La principale sorpresa di queste elezioni regionali non viene dall’esito del voto, largamente anticipato dall’insipienza delle opposizioni prima ancora che dai sondaggi. Quel che più colpisce è la diserzione dalle urne nelle due regioni che rappresentano per motivi vari la parte più avanzata della società italiana. È certamente vero che la partecipazione al voto, dal dopoguerra a oggi, è andata via via scemando; il 18 aprile del ‘48 andò al voto il 92% degli italiani, alle ultime elezioni politiche, lo scorso 25 settembre, il 73%. Quasi un elettore su cinque in meno nell’arco di poco più di settant’anni. Ma il voto regionale indica qualcosa di assai più pervasivo e dirompente.

Le prime elezioni per i consigli regionali si sono svolte il 7 giugno 1970. Allora nel Lazio votò il 92% degli elettori e in Lombardia il 96%; oggi si registra un’affluenza, rispettivamente del 37% e del 42%. Un vero e proprio crollo della partecipazione, più di un elettore su due in meno a 50 anni dalla nascita del nostro regionalismo. Questa massiccia astensione dal voto rivela la distanza praticamente incolmabile fra le istituzioni e i cittadini. Il regionalismo italiano è fallito, crollato sotto il peso di troppi scandali, di amministrazioni lontane e opache, di classi politiche mediocri ma fedeli ai partiti grazie a leggi elettorali che sono state appositamente studiate per conservare il potere. E probabilmente non basta.

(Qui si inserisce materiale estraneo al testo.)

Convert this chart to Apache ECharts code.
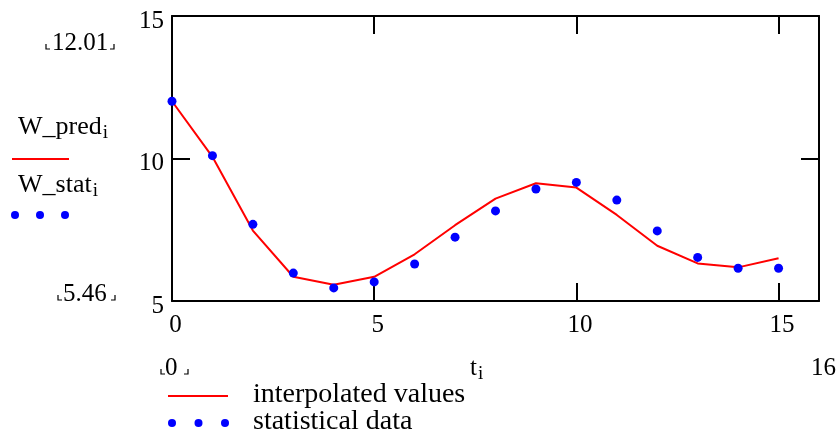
<!DOCTYPE html>
<html lang="en">
<head>
    <meta charset="UTF-8" />
    <title>W_pred vs W_stat</title>
    <script src="https://cdn.jsdelivr.net/npm/echarts@6/dist/echarts.min.js"></script>
    <style>
        body { margin: 0; background: #fff; }
        #main { width: 840px; height: 438px; }
    </style>
</head>
<body>
    <div id="main"></div>
    <script>
        // t_i = 0..15
        var t = [0, 1, 2, 3, 4, 5, 6, 7, 8, 9, 10, 11, 12, 13, 14, 15];
        // interpolated values
        var wPred = [12.01, 10.06, 7.47, 5.85, 5.57, 5.85, 6.64, 7.66, 8.59, 9.13, 8.98, 8.02, 6.94, 6.32, 6.18, 6.50];
        // statistical data
        var wStat = [12.01, 10.10, 7.69, 5.98, 5.46, 5.67, 6.30, 7.24, 8.16, 8.93, 9.16, 8.54, 7.46, 6.53, 6.15, 6.15];
        var seriesNames = ["interpolated values", "statistical data"];
        var yRange = ["5.46", "12.01"];
        var xRange = ["0", "16"];

        var font = "Liberation Serif";
        var fs = 25;
        var red = "#ff0000";
        var blue = "#0000ff";

        var mCharts = echarts.init(document.getElementById("main"));

        function axisBase(pos, showLabel) {
            return {
                type: "value",
                position: pos,
                axisLine: { show: true, onZero: false, lineStyle: { color: "#000", width: 2 } },
                axisTick: { show: true, inside: true, length: 18, lineStyle: { color: "#000", width: 2 } },
                splitLine: { show: false },
                axisLabel: {
                    show: showLabel,
                    color: "#000",
                    fontFamily: font,
                    fontSize: fs,
                    showMaxLabel: false,
                },
            };
        }

        var xBottom = axisBase("bottom", true);
        xBottom.min = 0; xBottom.max = 16; xBottom.interval = 5;
        xBottom.axisLabel.margin = 12;
        xBottom.axisLabel.padding = [0, 0, 0, 7];
        var xTop = axisBase("top", false);
        xTop.min = 0; xTop.max = 16; xTop.interval = 5;

        var yLeft = axisBase("left", true);
        yLeft.min = 5; yLeft.max = 15; yLeft.interval = 5;
        yLeft.axisLabel.showMaxLabel = true;
        yLeft.axisLabel.margin = 8;
        // labels sit a little below their ticks
        yLeft.axisLabel.formatter = "{a|{value}}";
        yLeft.axisLabel.rich = { a: { fontFamily: font, fontSize: fs, color: "#000", padding: [10, 0, 0, 0] } };
        var yRight = axisBase("right", false);
        yRight.min = 5; yRight.max = 15; yRight.interval = 5;

        // small Mathcad style placeholder brackets
        function brackets(x1, x2, yb) {
            var s = { stroke: "#000", lineWidth: 1.2, fill: null };
            return [
                { type: "polyline", shape: { points: [[x1, yb - 5], [x1, yb], [x1 + 4, yb]] }, style: s },
                { type: "polyline", shape: { points: [[x2 - 4, yb], [x2, yb], [x2, yb - 5]] }, style: s },
            ];
        }

        function txt(x, y, text, align, size) {
            return {
                type: "text",
                x: x,
                y: y,
                style: {
                    text: text,
                    fill: "#000",
                    font: (size || fs) + "px '" + font + "'",
                    textAlign: align || "left",
                    textVerticalAlign: "middle",
                    rich: {
                        s: { fontFamily: font, fontSize: 19, padding: [13, 0, 0, 1], fill: "#000" },
                    },
                },
            };
        }

        function dots(x0, y, gap) {
            return [0, 1, 2].map(function (k) {
                return { type: "circle", shape: { cx: x0 + k * gap, cy: y, r: 4 }, style: { fill: blue } };
            });
        }

        var graphics = [
            txt(52, 43, yRange[1]),
            txt(63, 294, yRange[0]),
            txt(18, 127, "W_pred{s|i}", "left", 26),
            { type: "line", shape: { x1: 12, y1: 159, x2: 69, y2: 159 }, style: { stroke: red, lineWidth: 2 } },
            txt(18, 185, "W_stat{s|i}", "left", 26),
            txt(165, 368, xRange[0]),
            txt(470, 368, "t{s|i}"),
            txt(836, 368, xRange[1], "right"),
            { type: "line", shape: { x1: 168, y1: 396, x2: 228, y2: 396 }, style: { stroke: red, lineWidth: 2 } },
            txt(253, 395, seriesNames[0], "left", 28),
            txt(253, 422, seriesNames[1], "left", 28),
        ];
        graphics = graphics
            .concat(brackets(46, 114, 49))
            .concat(brackets(58, 115, 300))
            .concat(brackets(161, 188, 374))
            .concat(dots(15, 215, 25))
            .concat(dots(172, 423, 26.5));

        var option = {
            animation: false,
            backgroundColor: "#fff",
            grid: { left: 172, right: 21, top: 16, bottom: 137 },
            xAxis: [xBottom, xTop],
            yAxis: [yLeft, yRight],
            series: [
                {
                    name: seriesNames[0],
                    type: "line",
                    data: t.map(function (v, i) { return [v, wPred[i]]; }),
                    showSymbol: false,
                    symbol: "none",
                    lineStyle: { color: red, width: 2 },
                    z: 2,
                },
                {
                    name: seriesNames[1],
                    type: "scatter",
                    data: t.map(function (v, i) { return [v, wStat[i]]; }),
                    symbolSize: 9,
                    itemStyle: { color: blue, opacity: 1 },
                    z: 3,
                },
            ],
            graphic: graphics,
        };
        mCharts.setOption(option);
    </script>
</body>
</html>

Il decentramento attuato non trova corrispondenza nei bisogni reali della società italiana. Il servizio sanitario nazionale, in particolare, spacchettato per venti ha sortito prestazioni sempre più inadeguate, maggiori profitti privati a danno del pubblico, oscena competizione per trasferire risorse economiche dalle regioni più povere a quelle più ricche. La sinistra, cui si deve il primo impulso per la nascita dell’istituto regionale, dovrebbe tornare a riflettere su decentramento e autonomie, particolarmente ora che, nonostante la crescente distanza fra governi regionali e cittadini, si vorrebbe mettere in atto la disastrosa riforma del Titolo V della Costituzione.

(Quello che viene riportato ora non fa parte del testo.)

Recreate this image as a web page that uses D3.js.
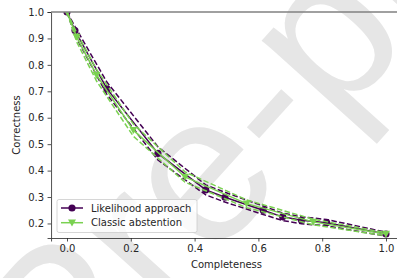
<!DOCTYPE html>
<html>
<head>
<meta charset="utf-8">
<script src="https://cdn.jsdelivr.net/npm/d3@7"></script>
<style>
  body { margin: 0; background: #fff; }
  svg { display: block; font-family: "DejaVu Sans", sans-serif; }
</style>
</head>
<body>
<svg id="chart" width="397" height="278"></svg>
<script>
var svg = d3.select("#chart");
var width = +svg.attr("width"),
    height = +svg.attr("height");

// Likelihood approach (purple, circles)
var likeX     = [0.0, 0.025, 0.125, 0.285, 0.435, 0.495, 0.615, 0.676, 0.735, 0.814, 1.0];
var likeY     = [1.0, 0.93, 0.71, 0.465, 0.327, 0.299, 0.25, 0.225, 0.212, 0.203, 0.16];
var likeUpper = [1.0, 0.945, 0.735, 0.49, 0.346, 0.318, 0.266, 0.239, 0.225, 0.215, 0.167];
var likeLower = [1.0, 0.912, 0.688, 0.44, 0.308, 0.281, 0.234, 0.211, 0.199, 0.191, 0.152];

// Classic abstention (green, triangles)
var classX     = [0.0, 0.03, 0.093, 0.208, 0.37, 0.563, 0.772, 1.0];
var classY     = [1.0, 0.906, 0.761, 0.553, 0.376, 0.275, 0.206, 0.16];
var classUpper = [1.0, 0.922, 0.782, 0.576, 0.395, 0.289, 0.216, 0.165];
var classLower = [1.0, 0.888, 0.738, 0.53, 0.356, 0.26, 0.195, 0.153];

var xTicks = [0.0, 0.2, 0.4, 0.6, 0.8, 1.0];
var yTicks = [0.2, 0.3, 0.4, 0.5, 0.6, 0.7, 0.8, 0.9, 1.0];

var purple = "#440154", green = "#7ad151";
var fontSize = "10px";

var x = d3.scaleLinear().domain([-0.05, 1.05]).range([51.05, 401.95]);
var y = d3.scaleLinear().domain([0.145, 1.0]).range([238, 12]);

// watermark
var wm = svg.append("g")
  .attr("transform", "translate(335,125) rotate(-48)")
  .style("font-family", "'Liberation Sans', sans-serif")
  .style("font-size", "210px")
  .attr("fill", "#e6e6e6");
wm.append("text").attr("text-anchor", "end").text("Journal Pre-");
wm.append("text").attr("text-anchor", "start").text("proof");

svg.append("clipPath").attr("id", "plotclip")
  .append("rect")
  .attr("x", x(-0.05)).attr("y", y(1.0))
  .attr("width", x(1.05) - x(-0.05)).attr("height", y(0.145) - y(1.0));

var plot = svg.append("g").attr("clip-path", "url(#plotclip)");

var line = d3.line().x(d => x(d[0])).y(d => y(d[1]));

function drawSeries(xs, ys, up, lo, color, marker) {
  plot.append("path")
    .attr("d", line(d3.zip(xs, up)))
    .attr("fill", "none").attr("stroke", color)
    .attr("stroke-width", 1.5).attr("stroke-dasharray", "5.5,2.4");
  plot.append("path")
    .attr("d", line(d3.zip(xs, lo)))
    .attr("fill", "none").attr("stroke", color)
    .attr("stroke-width", 1.5).attr("stroke-dasharray", "5.5,2.4");
  plot.append("path")
    .attr("d", line(d3.zip(xs, ys)))
    .attr("fill", "none").attr("stroke", color)
    .attr("stroke-width", 1.5);
  plot.selectAll(null)
    .data(d3.zip(xs, ys))
    .enter()
    .append("path")
      .attr("transform", d => "translate(" + x(d[0]) + "," + y(d[1]) + ")")
      .attr("d", marker)
      .attr("fill", color);
}

var circleMarker = d3.symbol().type(d3.symbolCircle).size(40)();
var triMarker = "M-4,-3.2L4,-3.2L0,3.8Z";

drawSeries(likeX, likeY, likeUpper, likeLower, purple, circleMarker);
drawSeries(classX, classY, classUpper, classLower, green, triMarker);

// axes
var xAxis = svg.append("g")
  .attr("transform", "translate(0," + y(0.145) + ")")
  .call(d3.axisBottom(x).tickValues(xTicks).tickFormat(d3.format(".1f")).tickSizeOuter(0).tickSize(3.5).tickPadding(3.5));
var yAxis = svg.append("g")
  .attr("transform", "translate(" + x(-0.05) + ",0)")
  .call(d3.axisLeft(y).tickValues(yTicks).tickFormat(d3.format(".1f")).tickSizeOuter(0).tickSize(3.5).tickPadding(3.5));

[xAxis, yAxis].forEach(function(a) {
  a.selectAll("text").style("font-family", "'DejaVu Sans', sans-serif")
    .style("font-size", fontSize).attr("fill", "#262626");
  a.selectAll("line").attr("stroke", "#262626").attr("stroke-width", 0.8);
  a.select(".domain").attr("stroke", "#262626").attr("stroke-width", 0.8);
});

// top border
svg.append("line")
  .attr("x1", x(-0.05)).attr("x2", width)
  .attr("y1", y(1.0)).attr("y2", y(1.0))
  .attr("stroke", "#808080").attr("stroke-width", 1.4);

svg.append("text")
  .attr("x", (x(-0.05) + x(1.05)) / 2).attr("y", 268)
  .attr("text-anchor", "middle")
  .style("font-size", fontSize).attr("fill", "#262626")
  .text("Completeness");

svg.append("text")
  .attr("transform", "translate(20," + ((y(1.0) + y(0.145)) / 2) + ") rotate(-90)")
  .attr("text-anchor", "middle")
  .style("font-size", fontSize).attr("fill", "#262626")
  .text("Correctness");

// legend
var legendData = [
  {label: "Likelihood approach", color: purple, marker: circleMarker},
  {label: "Classic abstention", color: green, marker: triMarker}
];

var legend = svg.append("g").attr("transform", "translate(57,199.5)");
legend.append("rect")
  .attr("width", 140).attr("height", 33).attr("rx", 2)
  .attr("fill", "#fff").attr("fill-opacity", 0.8)
  .attr("stroke", "#cccccc").attr("stroke-width", 0.8);

var items = legend.selectAll("g.item")
  .data(legendData)
  .enter()
  .append("g")
    .attr("transform", (d, i) => "translate(0," + (8.5 + i * 14.7) + ")");
items.append("line")
  .attr("x1", 4).attr("x2", 26)
  .attr("stroke", d => d.color).attr("stroke-width", 1.5);
items.append("path")
  .attr("transform", "translate(15,0)")
  .attr("d", d => d.marker)
  .attr("fill", d => d.color);
items.append("text")
  .attr("x", 34).attr("y", 3.6)
  .style("font-size", fontSize).attr("fill", "#262626")
  .text(d => d.label);
</script>
</body>
</html>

Ma dov’è la sinistra? L’esito elettorale in Lazio e in Lombardia rafforza la convinzione che le promesse elettorali generose ma improvvisate, come quella di Unione Popolare, non danno buoni risultati. Sappiamo da tempo che il Partito Democratico non si fa portavoce di radicali critiche a un sistema economico, il neoliberismo, che rischia di trascinare il genere umano all’estinzione per la sua congenita incapacità a separare sviluppo e profitti, progresso economico e distruzione dell’ambiente. Sappiamo anche che una parte non marginale dell’elettorato italiano tradizionalmente di sinistra, ancora disposto ad andare a votare per far muro contro le destre, sceglie il Partito Democratico, per l’assenza di un soggetto politico alternativo e maturo che fatica a farsi strada per l’insufficiente forza delle sua comunicazione ma ancor più per non aver fatto fino in fondo i conti con le eredità del passato.

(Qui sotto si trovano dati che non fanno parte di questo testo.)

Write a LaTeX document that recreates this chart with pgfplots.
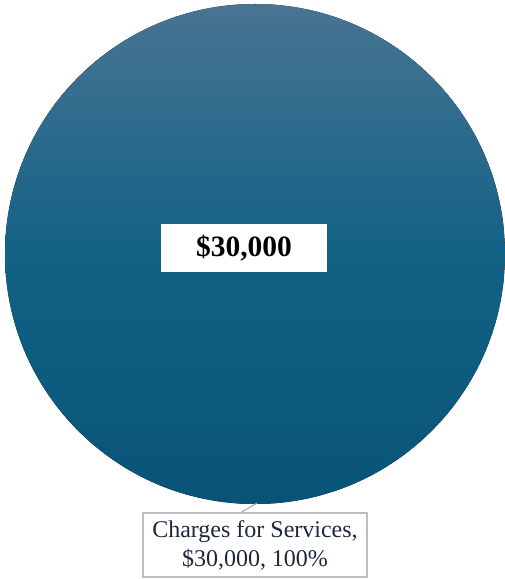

In queste circostanze non c’è contraddizione nel lavorare per la costruzione di un nuovo soggetto politico della sinistra e nell’auspicare che le convulsioni per la definizione di una linea politica e per l’individuazione di una leadership portino infine il Partito Democratico ad abbandonare le cause comuni con le destre per abbracciare quelle che furono storiche della sinistra.